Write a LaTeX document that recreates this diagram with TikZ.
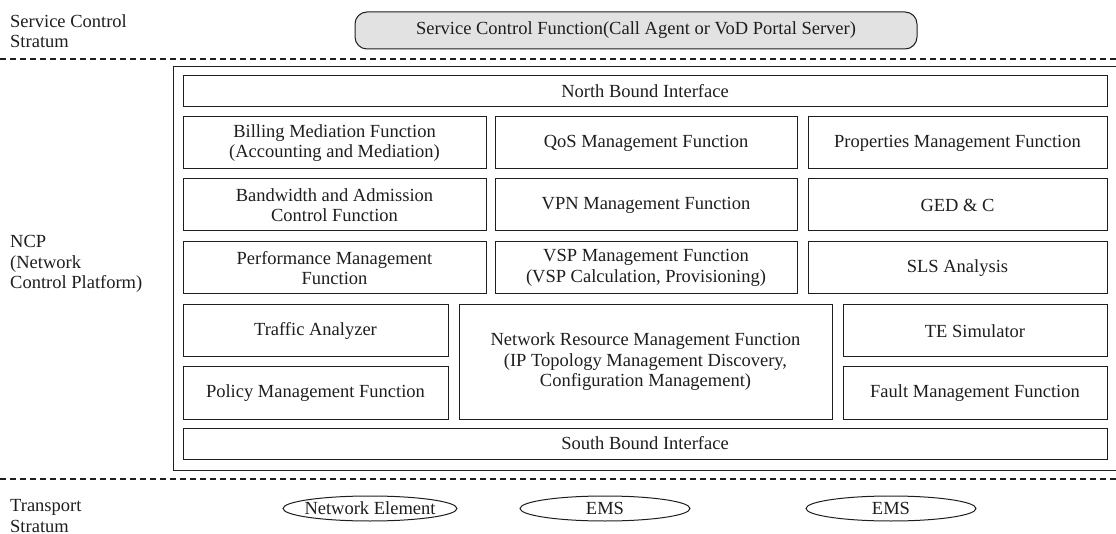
\documentclass[tikz,border=0pt]{standalone}
\usepackage{fontspec}
\setmainfont{Liberation Serif}
\usetikzlibrary{shapes.geometric}
\definecolor{ink}{HTML}{1E1E1E}
\definecolor{scfill}{HTML}{E2E2E2}
\begin{document}
\begin{tikzpicture}[x=1pt,y=-1pt,
  txt/.style={font=\fontsize{18.5}{20.5}\selectfont, text=ink},
  fbox/.style={txt, draw=ink, line width=1pt, rectangle, inner sep=0pt, align=center},
  scbox/.style={fbox, rounded corners=12pt, fill=scfill},
  elem/.style={txt, draw=ink, line width=1pt, ellipse, inner xsep=-4pt, inner ysep=0pt, minimum width=170pt, minimum height=25pt},
  sidelabel/.style={txt, anchor=west, align=left, inner sep=0pt},
  stratumline/.style={draw=ink, line width=1.3pt, dash pattern=on 6pt off 4pt}]
\useasboundingbox (0,0) rectangle (1116,534);

% side labels
\node[sidelabel] (lsc) at (10,31) {Service Control\\Stratum};
\node[sidelabel] (lncp) at (10,264) {NCP\\(Network\\Control Platform)};
\node[sidelabel] (ltr) at (10,516) {Transport\\Stratum};

% stratum separators
\coordinate (d1a) at (0,59);
\coordinate (d1b) at (1116,59);
\coordinate (d2a) at (0,479);
\coordinate (d2b) at (1116,479);
\draw[stratumline] (d1a) -- (d1b);
\draw[stratumline] (d2a) -- (d2b);

% service control function
\node[scbox, minimum width=562pt, minimum height=37pt] (scf) at (636,30.5)
  {Service Control Function(Call Agent or VoD Portal Server)};

% NCP outer frame (right side runs off the picture)
\coordinate (o1) at (1120,67);
\coordinate (o2) at (173,67);
\coordinate (o3) at (173,470);
\coordinate (o4) at (1120,470);
\draw[draw=ink, line width=1pt] (o1) -- (o2) -- (o3) -- (o4);

% interfaces
\node[fbox, minimum width=924pt, minimum height=31pt] (nbi) at (645,91.5) {North Bound Interface};
\node[fbox, minimum width=924pt, minimum height=31pt] (sbi) at (645,443.5) {South Bound Interface};

% row 1
\node[fbox, minimum width=303pt, minimum height=52pt] (bill) at (334.5,143) {Billing Mediation Function\\(Accounting and Mediation)};
\node[fbox, minimum width=302pt, minimum height=52pt] (qos) at (646,143) {QoS Management Function};
\node[fbox, minimum width=299pt, minimum height=52pt] (prop) at (957.5,143) {Properties Management Function};
% row 2
\node[fbox, minimum width=303pt, minimum height=52pt] (bw) at (334.5,205) {Bandwidth and Admission\\Control Function};
\node[fbox, minimum width=302pt, minimum height=52pt] (vpn) at (646,205) {VPN Management Function};
\node[fbox, minimum width=299pt, minimum height=52pt] (ged) at (957.5,205) {GED \& C};
% row 3
\node[fbox, minimum width=303pt, minimum height=52pt] (perf) at (334.5,268) {Performance Management\\Function};
\node[fbox, minimum width=302pt, minimum height=52pt] (vsp) at (646,268) {VSP Management Function\\(VSP Calculation, Provisioning)};
\node[fbox, minimum width=299pt, minimum height=52pt] (sls) at (957.5,268) {SLS Analysis};
% rows 4-5
\node[fbox, minimum width=265pt, minimum height=52pt] (traf) at (315.5,331) {Traffic Analyzer};
\node[fbox, minimum width=265pt, minimum height=52pt] (pol) at (315.5,393) {Policy Management Function};
\node[fbox, minimum width=373pt, minimum height=114pt] (nrm) at (645.5,362) {Network Resource Management Function\\(IP Topology Management Discovery,\\Configuration Management)};
\node[fbox, minimum width=264pt, minimum height=52pt] (te) at (975,331) {TE Simulator};
\node[fbox, minimum width=264pt, minimum height=52pt] (fault) at (975,393) {Fault Management Function};

% transport elements
\node[elem] (ne) at (370,508.5) {Network Element};
\node[elem] (ems1) at (605,508.5) {EMS};
\node[elem] (ems2) at (891,508.5) {EMS};
\end{tikzpicture}
\end{document}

################

■ **TO BE DONE**:
Every line above should be returned word for word, with the pictures left behind.

■ **EXPECTED ANSWER**:
Write a LaTeX document that recreates this diagram with TikZ.
\documentclass[tikz,border=0pt]{standalone}
\usepackage{fontspec}
\setmainfont{Liberation Serif}
\usetikzlibrary{shapes.geometric}
\definecolor{ink}{HTML}{1E1E1E}
\definecolor{scfill}{HTML}{E2E2E2}
\begin{document}
\begin{tikzpicture}[x=1pt,y=-1pt,
  txt/.style={font=\fontsize{18.5}{20.5}\selectfont, text=ink},
  fbox/.style={txt, draw=ink, line width=1pt, rectangle, inner sep=0pt, align=center},
  scbox/.style={fbox, rounded corners=12pt, fill=scfill},
  elem/.style={txt, draw=ink, line width=1pt, ellipse, inner xsep=-4pt, inner ysep=0pt, minimum width=170pt, minimum height=25pt},
  sidelabel/.style={txt, anchor=west, align=left, inner sep=0pt},
  stratumline/.style={draw=ink, line width=1.3pt, dash pattern=on 6pt off 4pt}]
\useasboundingbox (0,0) rectangle (1116,534);

% side labels
\node[sidelabel] (lsc) at (10,31) {Service Control\\Stratum};
\node[sidelabel] (lncp) at (10,264) {NCP\\(Network\\Control Platform)};
\node[sidelabel] (ltr) at (10,516) {Transport\\Stratum};

% stratum separators
\coordinate (d1a) at (0,59);
\coordinate (d1b) at (1116,59);
\coordinate (d2a) at (0,479);
\coordinate (d2b) at (1116,479);
\draw[stratumline] (d1a) -- (d1b);
\draw[stratumline] (d2a) -- (d2b);

% service control function
\node[scbox, minimum width=562pt, minimum height=37pt] (scf) at (636,30.5)
  {Service Control Function(Call Agent or VoD Portal Server)};

% NCP outer frame (right side runs off the picture)
\coordinate (o1) at (1120,67);
\coordinate (o2) at (173,67);
\coordinate (o3) at (173,470);
\coordinate (o4) at (1120,470);
\draw[draw=ink, line width=1pt] (o1) -- (o2) -- (o3) -- (o4);

% interfaces
\node[fbox, minimum width=924pt, minimum height=31pt] (nbi) at (645,91.5) {North Bound Interface};
\node[fbox, minimum width=924pt, minimum height=31pt] (sbi) at (645,443.5) {South Bound Interface};

% row 1
\node[fbox, minimum width=303pt, minimum height=52pt] (bill) at (334.5,143) {Billing Mediation Function\\(Accounting and Mediation)};
\node[fbox, minimum width=302pt, minimum height=52pt] (qos) at (646,143) {QoS Management Function};
\node[fbox, minimum width=299pt, minimum height=52pt] (prop) at (957.5,143) {Properties Management Function};
% row 2
\node[fbox, minimum width=303pt, minimum height=52pt] (bw) at (334.5,205) {Bandwidth and Admission\\Control Function};
\node[fbox, minimum width=302pt, minimum height=52pt] (vpn) at (646,205) {VPN Management Function};
\node[fbox, minimum width=299pt, minimum height=52pt] (ged) at (957.5,205) {GED \& C};
% row 3
\node[fbox, minimum width=303pt, minimum height=52pt] (perf) at (334.5,268) {Performance Management\\Function};
\node[fbox, minimum width=302pt, minimum height=52pt] (vsp) at (646,268) {VSP Management Function\\(VSP Calculation, Provisioning)};
\node[fbox, minimum width=299pt, minimum height=52pt] (sls) at (957.5,268) {SLS Analysis};
% rows 4-5
\node[fbox, minimum width=265pt, minimum height=52pt] (traf) at (315.5,331) {Traffic Analyzer};
\node[fbox, minimum width=265pt, minimum height=52pt] (pol) at (315.5,393) {Policy Management Function};
\node[fbox, minimum width=373pt, minimum height=114pt] (nrm) at (645.5,362) {Network Resource Management Function\\(IP Topology Management Discovery,\\Configuration Management)};
\node[fbox, minimum width=264pt, minimum height=52pt] (te) at (975,331) {TE Simulator};
\node[fbox, minimum width=264pt, minimum height=52pt] (fault) at (975,393) {Fault Management Function};

% transport elements
\node[elem] (ne) at (370,508.5) {Network Element};
\node[elem] (ems1) at (605,508.5) {EMS};
\node[elem] (ems2) at (891,508.5) {EMS};
\end{tikzpicture}
\end{document}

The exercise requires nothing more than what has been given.